Non, les infrastructures manquent
L'un des critères, en plus de l'éloignement de la métropole, qui a décidé Nicolas Dupont-Aignan à évoquer les îles Kerguelen, est sa faible population. "Il vaut mieux un endroit où il n'y ait pas grand monde. Personne n'a envie de voir des jihadistes de retour de Syrie dans son environnement proche", justifie-t-il.
L'archipel volcanique est occupé par 45 personnes, d'après des données de 2012. "Il y a trois populations sur les îles. On trouve un tiers de militaires, présents pour la logistique, un tiers d'ouvriers recrutés à La Réunion et se chargeant de petits boulots, et enfin un tiers de scientifiques recrutés par les laboratoires", détaille Yann Libessart. Tous ne restent que six mois avant d'être remplacés.

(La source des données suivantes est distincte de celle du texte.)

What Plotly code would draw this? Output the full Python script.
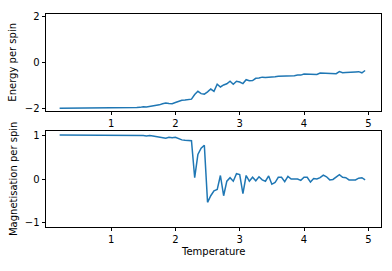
import plotly.graph_objects as go
from plotly.subplots import make_subplots

temperature = [
    0.20, 0.25, 0.30, 0.35, 0.40, 0.45, 0.50, 0.55, 0.60, 0.65,
    0.70, 0.75, 0.80, 0.85, 0.90, 0.95, 1.00, 1.05, 1.10, 1.15,
    1.20, 1.25, 1.30, 1.35, 1.40, 1.45, 1.50, 1.55, 1.60, 1.65,
    1.70, 1.75, 1.80, 1.85, 1.90, 1.95, 2.00, 2.05, 2.10, 2.15,
    2.20, 2.25, 2.30, 2.35, 2.40, 2.45, 2.50, 2.55, 2.60, 2.65,
    2.70, 2.75, 2.80, 2.85, 2.90, 2.95, 3.00, 3.05, 3.10, 3.15,
    3.20, 3.25, 3.30, 3.35, 3.40, 3.45, 3.50, 3.55, 3.60, 3.65,
    3.70, 3.75, 3.80, 3.85, 3.90, 3.95, 4.00, 4.05, 4.10, 4.15,
    4.20, 4.25, 4.30, 4.35, 4.40, 4.45, 4.50, 4.55, 4.60, 4.65,
    4.70, 4.75, 4.80, 4.85, 4.90, 4.95,
]

energy = [
    -2.00, -2.00, -2.00, -2.00, -2.00, -2.00, -2.00, -2.00, -2.00, -2.00,
    -2.00, -2.00, -2.00, -2.00, -2.00, -2.00, -2.00, -2.00, -2.00, -2.00,
    -1.99, -1.99, -1.98, -1.98, -1.97, -1.96, -1.93, -1.94, -1.92, -1.90,
    -1.88, -1.85, -1.80, -1.77, -1.79, -1.80, -1.75, -1.70, -1.65, -1.64,
    -1.62, -1.60, -1.40, -1.26, -1.36, -1.38, -1.28, -1.16, -1.26, -0.95,
    -1.07, -0.98, -0.93, -0.82, -0.95, -0.82, -0.85, -0.92, -0.75, -0.80,
    -0.79, -0.69, -0.68, -0.64, -0.65, -0.65, -0.64, -0.62, -0.60, -0.60,
    -0.58, -0.57, -0.57, -0.58, -0.55, -0.55, -0.50, -0.51, -0.52, -0.50,
    -0.52, -0.46, -0.47, -0.48, -0.47, -0.48, -0.49, -0.40, -0.45, -0.44,
    -0.44, -0.42, -0.41, -0.40, -0.45, -0.35,
]

magnetisation = [
    1.00, 1.00, 1.00, 1.00, 1.00, 1.00, 1.00, 1.00, 1.00, 1.00,
    1.00, 1.00, 1.00, 1.00, 1.00, 1.00, 1.00, 1.00, 1.00, 0.995,
    0.995, 0.995, 0.99, 0.995, 0.99, 0.99, 0.99, 0.98, 0.99, 0.98,
    0.97, 0.96, 0.94, 0.93, 0.95, 0.94, 0.95, 0.92, 0.89, 0.88,
    0.88, 0.87, 0.03, 0.56, 0.70, 0.77, -0.53, -0.38, -0.27, -0.24,
    0.08, -0.38, -0.05, 0.03, -0.05, 0.12, 0.10, -0.33, 0.08, -0.05,
    0.04, -0.04, 0.05, -0.02, -0.05, 0.07, -0.12, -0.08, 0.04, 0.04,
    -0.06, 0.06, 0.00, 0.00, 0.00, -0.03, 0.04, 0.04, -0.07, 0.01,
    0.00, 0.03, 0.09, 0.05, -0.02, -0.01, 0.04, 0.10, 0.04, 0.03,
    -0.02, -0.02, -0.02, 0.02, 0.03, -0.02,
]

x_ticks = [1, 2, 3, 4, 5]
energy_ticks = [-2, 0, 2]
mag_ticks = [-1, 0, 1]

W, H = 392, 271
line_color = "#1f77b4"
font = dict(family="DejaVu Sans", size=10, color="#000000")

fig = make_subplots(rows=2, cols=1)
fig.add_trace(go.Scatter(x=temperature, y=energy, mode="lines",
                         line=dict(color=line_color, width=1.5)), row=1, col=1)
fig.add_trace(go.Scatter(x=temperature, y=magnetisation, mode="lines",
                         line=dict(color=line_color, width=1.5)), row=2, col=1)

xdom = [46 / W, 381 / W]
axis_common = dict(showgrid=False, zeroline=False, showline=True, mirror=True,
                   linecolor="#000000", linewidth=1, ticks="outside", ticklen=3.5,
                   tickwidth=1, tickcolor="#000000", tickfont=font)

fig.update_layout(
    width=W, height=H, margin=dict(l=0, r=0, t=0, b=0),
    paper_bgcolor="white", plot_bgcolor="white", showlegend=False,
    font=font,
    xaxis=dict(domain=xdom, range=[-0.012, 5.197], tickvals=x_ticks,
               anchor="y", **axis_common),
    yaxis=dict(domain=[1 - 110 / H, 1 - 11.7 / H], range=[-2.1, 2.1],
               tickvals=energy_ticks, anchor="x", **axis_common),
    xaxis2=dict(domain=xdom, range=[-0.012, 5.197], tickvals=x_ticks,
                anchor="y2", **axis_common),
    yaxis2=dict(domain=[1 - 229 / H, 1 - 131 / H], range=[-1.09, 1.09],
                tickvals=mag_ticks, anchor="x2", **axis_common),
)

fig.add_annotation(text="Energy per spin", x=13 / W, y=1 - 61 / H, xref="paper",
                   yref="paper", textangle=-90, showarrow=False, font=font,
                   xanchor="center", yanchor="middle")
fig.add_annotation(text="Magnetisation per spin", x=13 / W, y=1 - 180 / H,
                   xref="paper", yref="paper", textangle=-90, showarrow=False,
                   font=font, xanchor="center", yanchor="middle")
fig.add_annotation(text="Temperature", x=213.5 / W, y=1 - 254 / H, xref="paper",
                   yref="paper", showarrow=False, font=font,
                   xanchor="center", yanchor="middle")

fig.write_html("out.html")
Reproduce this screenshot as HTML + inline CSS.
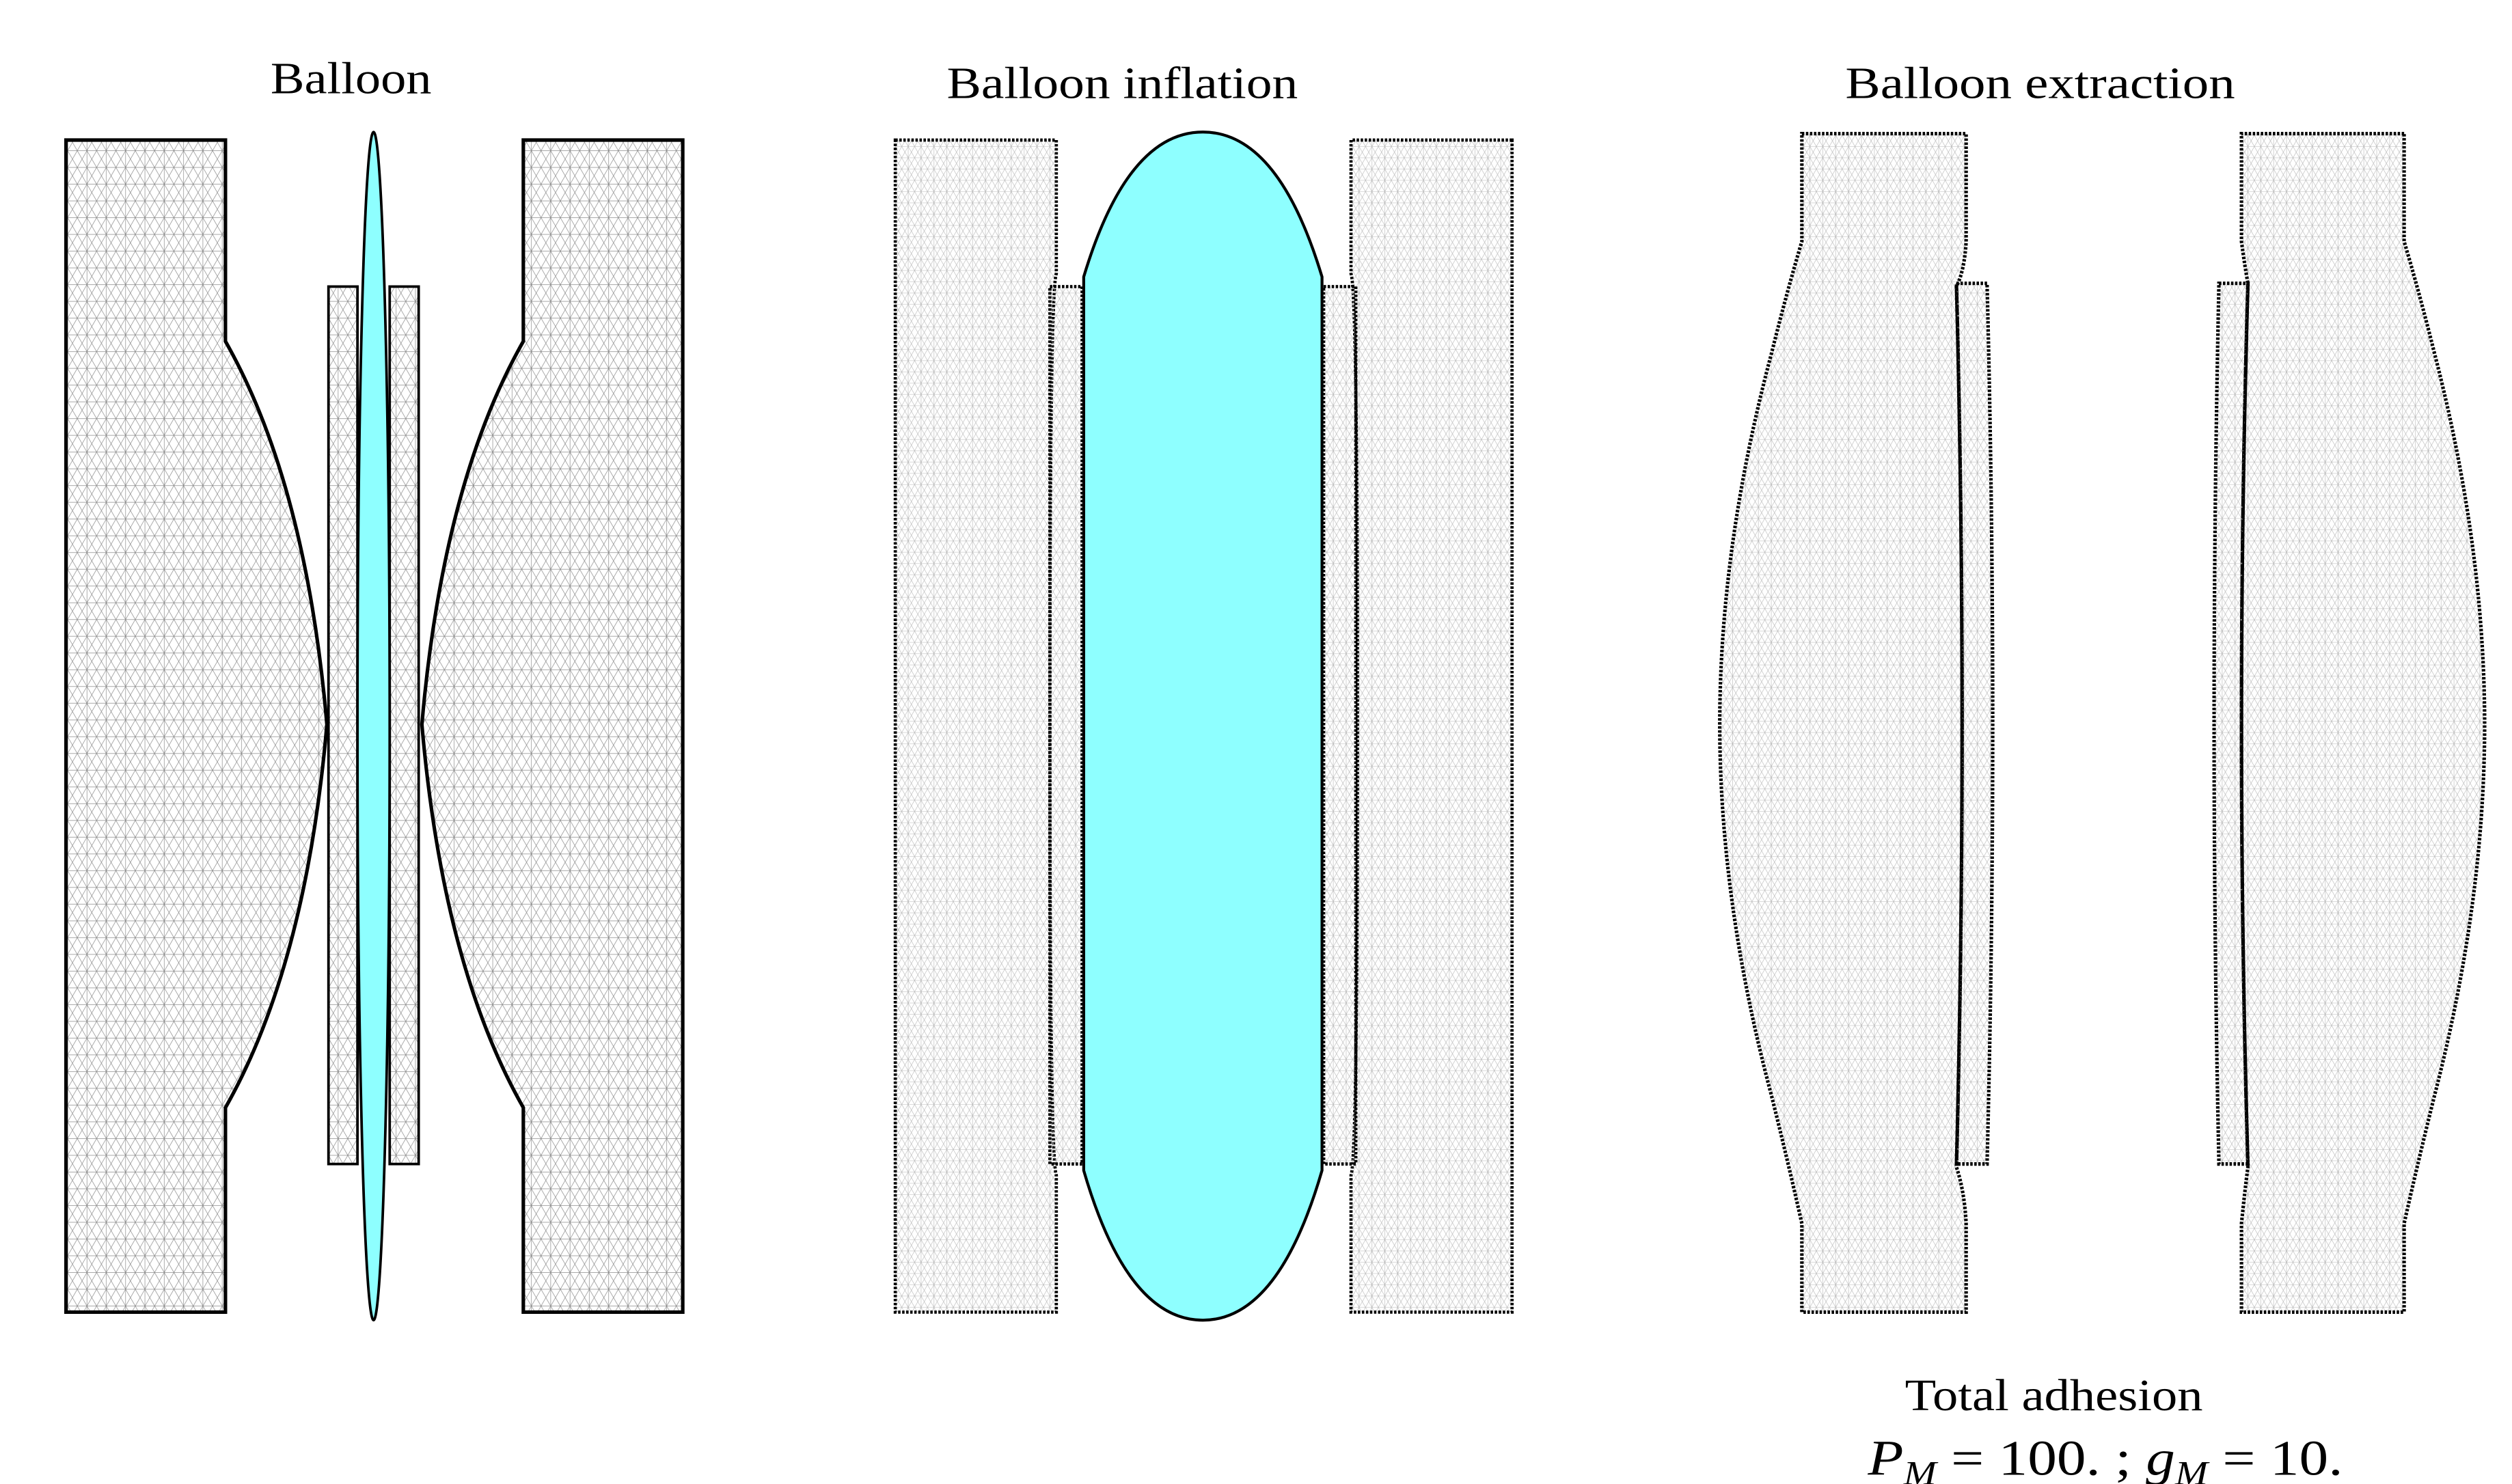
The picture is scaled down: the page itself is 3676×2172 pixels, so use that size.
<!DOCTYPE html>
<html><head><meta charset="utf-8"><style>
html,body{margin:0;padding:0;background:#fff;}
svg{display:block;}
text{font-family:"Liberation Serif",serif;fill:#000;}
</style></head><body>
<svg width="3676" height="2172" viewBox="0 0 1560 921.76" preserveAspectRatio="none" xmlns="http://www.w3.org/2000/svg">
<defs>
<pattern id="m1" width="12" height="10.4" patternUnits="userSpaceOnUse">
<path d="M0 0H12M0 10.4H12M0 0L6 10.4L12 0M0 10.4L6 0L12 10.4M6 0V10.4" stroke="#8a8a8a" stroke-width="0.3" fill="none"/>
</pattern>
<pattern id="m2" width="8" height="7" patternUnits="userSpaceOnUse">
<path d="M0 0H8M0 7H8M0 0L4 7L8 0M0 7L4 0L8 7M4 0V7" stroke="#b5b5b5" stroke-width="0.25" fill="none"/>
</pattern>
</defs>

<!-- Titles -->
<text x="168" y="58" font-size="28" textLength="100" lengthAdjust="spacingAndGlyphs">Balloon</text>
<text x="588" y="61" font-size="28" textLength="218" lengthAdjust="spacingAndGlyphs">Balloon inflation</text>
<text x="1146" y="61" font-size="28" textLength="242" lengthAdjust="spacingAndGlyphs">Balloon extraction</text>
<text x="1183" y="876" font-size="28" textLength="185" lengthAdjust="spacingAndGlyphs">Total adhesion</text>
<text x="1160" y="916" font-size="31" textLength="295" lengthAdjust="spacingAndGlyphs"><tspan font-style="italic">P</tspan><tspan font-style="italic" font-size="21" dy="6">M</tspan><tspan dy="-6"> = 100. ;  </tspan><tspan font-style="italic">g</tspan><tspan font-style="italic" font-size="21" dy="6">M</tspan><tspan dy="-6"> = 10.</tspan></text>

<!-- Panel 1 -->
<g stroke="#000" stroke-width="2.2" fill="url(#m1)">
<path d="M41 87H140V212Q190 300 203 450Q190 600 140 688V815H41Z"/>
<path d="M424 87H325V212Q275 300 262 450Q275 600 325 688V815H424Z"/>
<rect x="204" y="178" width="18" height="545" stroke-width="1.6"/>
<rect x="242" y="178" width="18" height="545" stroke-width="1.6"/>
</g>
<ellipse cx="232" cy="451" rx="10" ry="369" fill="#8effff" stroke="#000" stroke-width="1.6"/>

<!-- Panel 2 -->
<g stroke="#000" stroke-width="2" stroke-dasharray="1.5 1" fill="url(#m2)">
<path d="M556 87H656V170Q652 180 652 450Q652 720 656 730V815H556Z"/>
<path d="M939 87H839V170Q843 180 843 450Q843 720 839 730V815H939Z"/>
<rect x="652" y="178" width="20" height="545"/>
<rect x="822" y="178" width="20" height="545"/>
</g>
<path d="M673 172Q700 82 747 82Q794 82 821 172V727Q794 820 747 820Q700 820 673 727Z" fill="#8effff" stroke="#000" stroke-width="1.8"/>

<!-- Panel 3 -->
<g stroke="#000" stroke-width="2.2" stroke-dasharray="1.5 1" fill="url(#m2)">
<path d="M1119 83H1221V150Q1220 168 1215 178Q1222 450 1215 725Q1220 740 1221 760V815H1119V760Q1110 720 1100 680Q1068 560 1068 450Q1068 340 1100 220Q1110 180 1119 150Z"/>
<path d="M1215 176H1234Q1241 450 1234 723H1215Q1222 450 1215 176Z"/>
<path d="M1493 83H1392V150Q1394 165 1396 176Q1388 450 1396 725Q1394 740 1392 760V815H1493V760Q1502 720 1512 680Q1543 560 1543 450Q1543 340 1512 220Q1502 180 1493 150Z"/>
<path d="M1378 176H1396Q1388 450 1396 723H1378Q1372 450 1378 176Z"/>
</g>
</svg>
</body></html>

Pour les accueillir, les aménagements sont sommaires. "Tout se situe à Port-aux-Français, la base de l'archipel", explique l'ancien chef du district. En plus des installations scientifiques et des chalets de logement, "il y a un bar, un restaurant, une salle de cinéma et un petit hôpital, décrit Yann Libessart. Aucune piste d'atterrissage. Pour rejoindre l'île, il faut entre 4 et 6 jours de bateau depuis La Réunion." Un constat qui le pousse à juger la proposition de Nicolas Dupont-Aignan "purement démagogique", "l'opération coûterait bien trop cher."
Mika Mered ajoute d'autres réserves : "Il n'y a pas de population permanente aux Kerguelen. Construire une prison nécessiterait donc l'installation de forces de police, d'administration pénitentiaire, de nouvelles infrastructures locales, expose ce maître de conférences en économie politique spécialiste de l'Arctique et de l'Antarctique. Au-delà de l'empreinte écologique évidente de toutes ces constructions et des apports de personnel, il faudrait aussi régler la question des évacuations sanitaires qui aujourd'hui n'est possible que par bateau, à raison d'environ une rotation tous les 3 mois vers La Réunion." Nicolas Dupont-Aignan dit devoir "chiffrer et voir quelle est la meilleure solution. Nous avons plusieurs territoires isolés, il faut en discuter", persiste le candidat à la présidentielle.